# Aim of the task
Without the pictures, extract every line from the start of the material to the line containing "0.905, p: 0", both ends included.

# Collected material

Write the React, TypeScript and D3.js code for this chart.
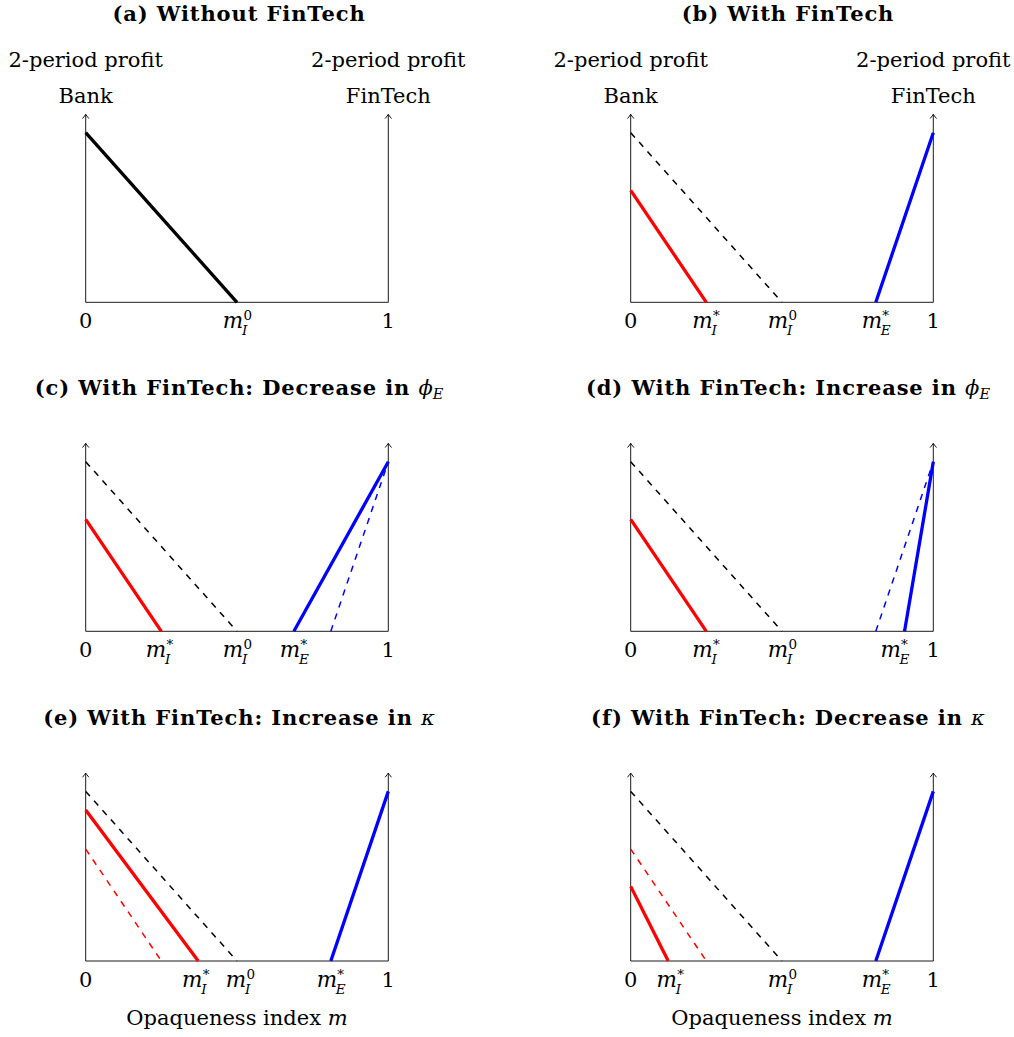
import React from "react";
import * as d3 from "d3";

// ---- data (profit lines on opaqueness index m in [0,1]) ----
const bankMonopoly = [{ m: 0, p: 1 }, { m: 0.5, p: 0 }];
const bankCompetition = [{ m: 0, p: 0.66 }, { m: 0.25, p: 0 }];
const bankHighKappa = [{ m: 0, p: 0.89 }, { m: 0.372, p: 0 }];
const bankLowKappa = [{ m: 0, p: 0.44 }, { m: 0.124, p: 0 }];
const fintechBase = [{ m: 0.81, p: 0 }, { m: 1, p: 1 }];
const fintechLowPhi = [{ m: 0.688, p: 0 }, { m: 1, p: 1 }];
const fintechHighPhi = [{ m: 0.905, p: 0 }, { m: 1, p: 1 }];

const panelTitles = [
  "(a) Without FinTech",
  "(b) With FinTech",
  "(c) With FinTech: Decrease in ",
  "(d) With FinTech: Increase in ",
  "(e) With FinTech: Increase in ",
  "(f) With FinTech: Decrease in ",
];
const titleMath = [null, null, "phiE", "phiE", "kappa", "kappa"];

// tick labels: v = position, t = plain text, or math m with sub/sup
const ticksA = [{ v: 0, t: "0" }, { v: 0.5, sub: "I", sup: "0" }, { v: 1, t: "1" }];
const ticksB = [
  { v: 0, t: "0" }, { v: 0.25, sub: "I", sup: "*" }, { v: 0.5, sub: "I", sup: "0" },
  { v: 0.81, sub: "E", sup: "*" }, { v: 1, t: "1" },
];
const ticksC = [
  { v: 0, t: "0" }, { v: 0.245, sub: "I", sup: "*" }, { v: 0.5, sub: "I", sup: "0" },
  { v: 0.688, sub: "E", sup: "*" }, { v: 1, t: "1" },
];
const ticksD = [
  { v: 0, t: "0" }, { v: 0.25, sub: "I", sup: "*" }, { v: 0.5, sub: "I", sup: "0" },
  { v: 0.872, sub: "E", sup: "*" }, { v: 1, t: "1" },
];
const ticksE = [
  { v: 0, t: "0" }, { v: 0.365, sub: "I", sup: "*" }, { v: 0.51, sub: "I", sup: "0" },
  { v: 0.81, sub: "E", sup: "*" }, { v: 1, t: "1" },
];
const ticksF = [
  { v: 0, t: "0" }, { v: 0.132, sub: "I", sup: "*" }, { v: 0.5, sub: "I", sup: "0" },
  { v: 0.81, sub: "E", sup: "*" }, { v: 1, t: "1" },
];

type Pt = { m: number; p: number };
type LineSpec = { data: Pt[]; color: string; dashed: boolean };

const panels: { lines: LineSpec[]; ticks: any[] }[] = [
  { lines: [{ data: bankMonopoly, color: "#000", dashed: false }], ticks: ticksA },
  {
    lines: [
      { data: bankMonopoly, color: "#000", dashed: true },
      { data: bankCompetition, color: "#ff0000", dashed: false },
      { data: fintechBase, color: "#0000ff", dashed: false },
    ],
    ticks: ticksB,
  },
  {
    lines: [
      { data: bankMonopoly, color: "#000", dashed: true },
      { data: bankCompetition, color: "#ff0000", dashed: false },
      { data: fintechBase, color: "#0000ff", dashed: true },
      { data: fintechLowPhi, color: "#0000ff", dashed: false },
    ],
    ticks: ticksC,
  },
  {
    lines: [
      { data: bankMonopoly, color: "#000", dashed: true },
      { data: bankCompetition, color: "#ff0000", dashed: false },
      { data: fintechBase, color: "#0000ff", dashed: true },
      { data: fintechHighPhi, color: "#0000ff", dashed: false },
    ],
    ticks: ticksD,
  },
  {
    lines: [
      { data: bankMonopoly, color: "#000", dashed: true },
      { data: bankCompetition, color: "#ff0000", dashed: true },
      { data: bankHighKappa, color: "#ff0000", dashed: false },
      { data: fintechBase, color: "#0000ff", dashed: false },
    ],
    ticks: ticksE,
  },
  {
    lines: [
      { data: bankMonopoly, color: "#000", dashed: true },
      { data: bankCompetition, color: "#ff0000", dashed: true },
      { data: bankLowKappa, color: "#ff0000", dashed: false },
      { data: fintechBase, color: "#0000ff", dashed: false },
    ],
    ticks: ticksF,
  },
];

// ---- layout ----
const W = 1014;
const H = 1037;
const colX = [[85.7, 388.3], [630.7, 933.3]];
const rowBottom = [302.3, 631.3, 961];
const rowTitleY = [21, 395, 725];
const titleCx = [239, 788];
const plotH = 169.6;
const SERIF = "'DejaVu Serif', serif";
const FS = 21;

function MathM({ x, y, sub, sup, fs }: any) {
  const mW = fs * 0.94;
  const sfs = 13.5;
  const total = mW + sfs * 0.6;
  const left = x - total / 2;
  return (
    <g fontFamily={SERIF}>
      <text x={left} y={y} fontSize={fs} fontStyle="italic">m</text>
      <text x={left + mW + 0.5} y={y - 8} fontSize={sfs}>{sup}</text>
      <text x={left + mW - 1} y={y + 7} fontSize={sfs} fontStyle="italic">{sub}</text>
    </g>
  );
}

function Panel({ idx }: { idx: number }) {
  const col = idx % 2;
  const row = Math.floor(idx / 2);
  const [x0, x1] = colX[col];
  const yb = rowBottom[row];
  const x = d3.scaleLinear().domain([0, 1]).range([x0, x1]);
  const y = d3.scaleLinear().domain([0, 1]).range([yb, yb - plotH]);
  const line = d3.line<Pt>().x((d) => x(d.m)).y((d) => y(d.p));
  const topV = 1.108;
  const spec = panels[idx];
  const arrow = (ax: number) => {
    const ty = y(topV);
    return (
      <g key={"ax" + ax}>
        <line x1={ax} x2={ax} y1={yb} y2={ty} stroke="#000" strokeWidth={0.9} />
        <path d={`M${ax - 3.2},${ty + 4.2} Q${ax - 0.8},${ty + 1.2} ${ax},${ty} Q${ax + 0.8},${ty + 1.2} ${ax + 3.2},${ty + 4.2}`}
          fill="none" stroke="#000" strokeWidth={0.9} />
      </g>
    );
  };
  const math = titleMath[idx];
  return (
    <g>
      <text x={titleCx[col]} y={rowTitleY[row]} textAnchor="middle" fontFamily={SERIF} fontWeight="bold"
        fontSize={21} letterSpacing={0.9}>
        {panelTitles[idx]}
        {math === "phiE" && (
          <>
            <tspan fontWeight="normal" fontStyle="italic" letterSpacing={0}>ϕ</tspan>
            <tspan fontWeight="normal" fontStyle="italic" fontSize={14.5} dy={4} letterSpacing={0}>E</tspan>
          </>
        )}
        {math === "kappa" && <tspan fontWeight="normal" fontStyle="italic" letterSpacing={0}>κ</tspan>}
      </text>
      {row === 0 && (
        <g fontFamily={SERIF} fontSize={FS} textAnchor="middle">
          <text x={x0} y={67}>2-period profit</text>
          <text x={x1} y={67}>2-period profit</text>
          <text x={x0} y={103}>Bank</text>
          <text x={x1} y={103}>FinTech</text>
        </g>
      )}
      {arrow(x0)}
      {arrow(x1)}
      <line x1={x0} x2={x1} y1={yb} y2={yb} stroke="#000" strokeWidth={0.9} />
      {spec.lines.map((l, i) => (
        <path key={i} d={line(l.data) || ""} fill="none" stroke={l.color}
          strokeWidth={l.dashed ? 1.5 : 3.3} strokeDasharray={l.dashed ? "6.3,6.3" : undefined} />
      ))}
      {spec.ticks.map((t: any, i: number) =>
        t.t !== undefined ? (
          <text key={i} x={x(t.v)} y={yb + 26} textAnchor="middle" fontFamily={SERIF} fontSize={FS}>{t.t}</text>
        ) : (
          <MathM key={i} x={x(t.v)} y={yb + 26} sub={t.sub} sup={t.sup} fs={21.5} />
        )
      )}
      {row === 2 && (
        <text x={(x0 + x1) / 2} y={1025} textAnchor="middle" fontFamily={SERIF} fontSize={FS}>
          Opaqueness index <tspan fontStyle="italic">m</tspan>
        </text>
      )}
    </g>
  );
}

export default function App() {
  return (
    <svg width={W} height={H} style={{ position: "absolute", left: 0, top: 0, background: "#fff" }}>
      <rect width={W} height={H} fill="#fff" />
      {panels.map((_, i) => (
        <Panel key={i} idx={i} />
      ))}
    </svg>
  );
}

# Finished exercise
Write the React, TypeScript and D3.js code for this chart.
import React from "react";
import * as d3 from "d3";

// ---- data (profit lines on opaqueness index m in [0,1]) ----
const bankMonopoly = [{ m: 0, p: 1 }, { m: 0.5, p: 0 }];
const bankCompetition = [{ m: 0, p: 0.66 }, { m: 0.25, p: 0 }];
const bankHighKappa = [{ m: 0, p: 0.89 }, { m: 0.372, p: 0 }];
const bankLowKappa = [{ m: 0, p: 0.44 }, { m: 0.124, p: 0 }];
const fintechBase = [{ m: 0.81, p: 0 }, { m: 1, p: 1 }];
const fintechLowPhi = [{ m: 0.688, p: 0 }, { m: 1, p: 1 }];
const fintechHighPhi = [{ m: 0.905, p: 0 }, { m: 1, p: 1 }];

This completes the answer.